## BEGIN

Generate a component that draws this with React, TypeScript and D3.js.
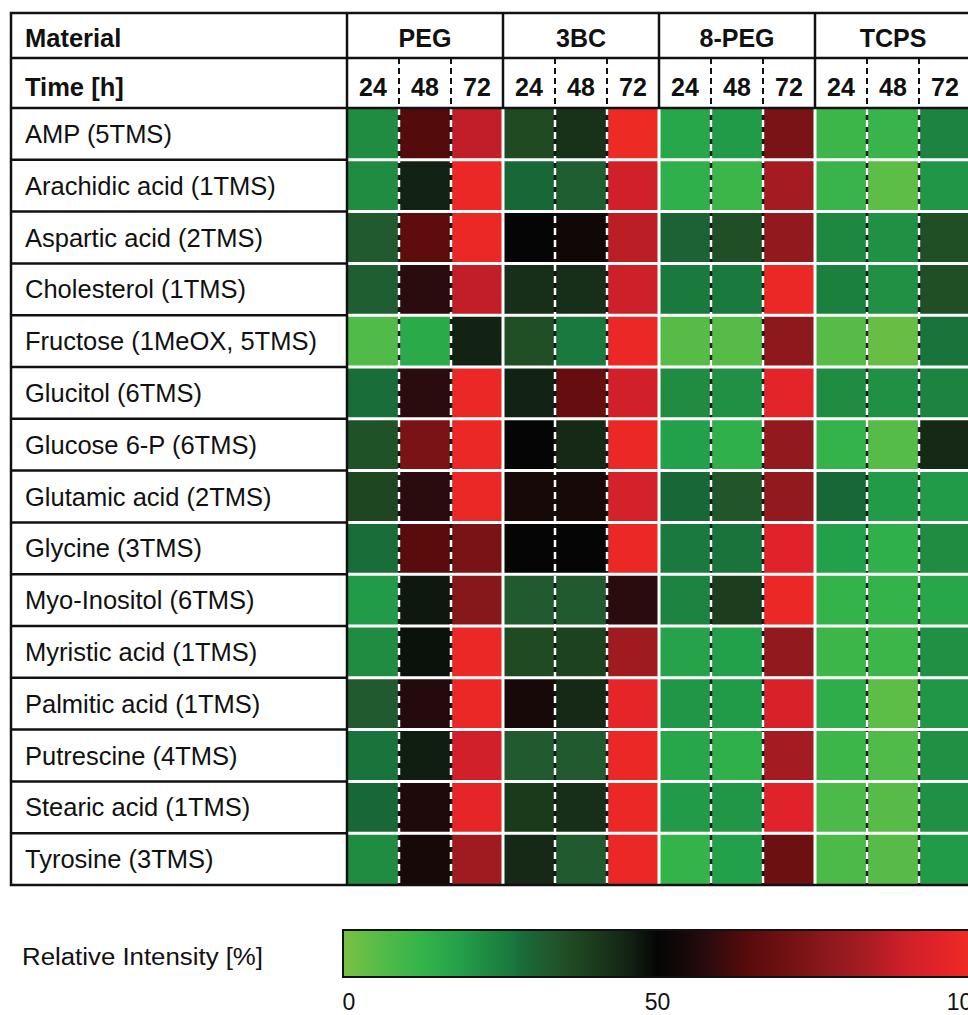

## END
## BEGIN

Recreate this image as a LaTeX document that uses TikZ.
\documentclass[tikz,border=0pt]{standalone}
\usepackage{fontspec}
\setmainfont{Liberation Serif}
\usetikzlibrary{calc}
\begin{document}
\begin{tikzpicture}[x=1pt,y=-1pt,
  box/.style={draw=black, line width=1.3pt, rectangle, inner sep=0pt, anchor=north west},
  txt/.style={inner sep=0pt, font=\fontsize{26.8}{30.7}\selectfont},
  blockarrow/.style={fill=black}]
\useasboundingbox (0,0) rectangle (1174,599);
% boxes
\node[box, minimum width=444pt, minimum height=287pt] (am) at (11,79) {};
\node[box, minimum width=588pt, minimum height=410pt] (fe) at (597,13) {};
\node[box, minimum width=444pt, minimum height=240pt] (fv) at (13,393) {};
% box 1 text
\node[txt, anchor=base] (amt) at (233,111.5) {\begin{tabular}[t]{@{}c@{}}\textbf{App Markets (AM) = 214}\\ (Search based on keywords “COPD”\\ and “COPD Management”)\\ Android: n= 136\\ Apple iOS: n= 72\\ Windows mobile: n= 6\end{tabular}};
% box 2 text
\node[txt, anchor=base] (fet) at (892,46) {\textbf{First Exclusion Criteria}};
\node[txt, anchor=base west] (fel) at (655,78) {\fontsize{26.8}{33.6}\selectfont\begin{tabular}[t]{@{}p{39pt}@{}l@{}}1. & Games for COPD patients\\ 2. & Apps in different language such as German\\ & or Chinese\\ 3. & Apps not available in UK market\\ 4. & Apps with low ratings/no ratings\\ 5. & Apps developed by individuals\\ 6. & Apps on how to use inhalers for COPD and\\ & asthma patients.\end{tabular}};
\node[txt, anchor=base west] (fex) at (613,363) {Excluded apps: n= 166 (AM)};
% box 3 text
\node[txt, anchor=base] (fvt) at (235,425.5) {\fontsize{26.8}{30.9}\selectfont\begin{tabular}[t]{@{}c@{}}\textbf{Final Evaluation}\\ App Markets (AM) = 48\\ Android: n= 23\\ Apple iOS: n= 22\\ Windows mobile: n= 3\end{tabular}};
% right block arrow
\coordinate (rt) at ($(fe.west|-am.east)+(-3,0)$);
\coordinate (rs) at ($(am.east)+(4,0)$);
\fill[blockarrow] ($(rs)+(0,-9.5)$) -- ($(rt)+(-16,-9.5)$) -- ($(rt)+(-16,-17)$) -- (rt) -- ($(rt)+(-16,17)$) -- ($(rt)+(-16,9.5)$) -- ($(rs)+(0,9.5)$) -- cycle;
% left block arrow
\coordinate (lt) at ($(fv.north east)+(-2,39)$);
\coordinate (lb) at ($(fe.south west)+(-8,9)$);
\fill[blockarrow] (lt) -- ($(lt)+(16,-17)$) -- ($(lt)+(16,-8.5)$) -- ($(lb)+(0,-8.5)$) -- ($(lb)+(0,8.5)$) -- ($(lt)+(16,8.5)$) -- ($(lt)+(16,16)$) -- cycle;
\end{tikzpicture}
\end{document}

## END

§ **Task brief**
Collect each line of the entries that has the word "this", copying it in full.

§ **Exercise response**
Generate a component that draws this with React, TypeScript and D3.js.
Recreate this image as a LaTeX document that uses TikZ.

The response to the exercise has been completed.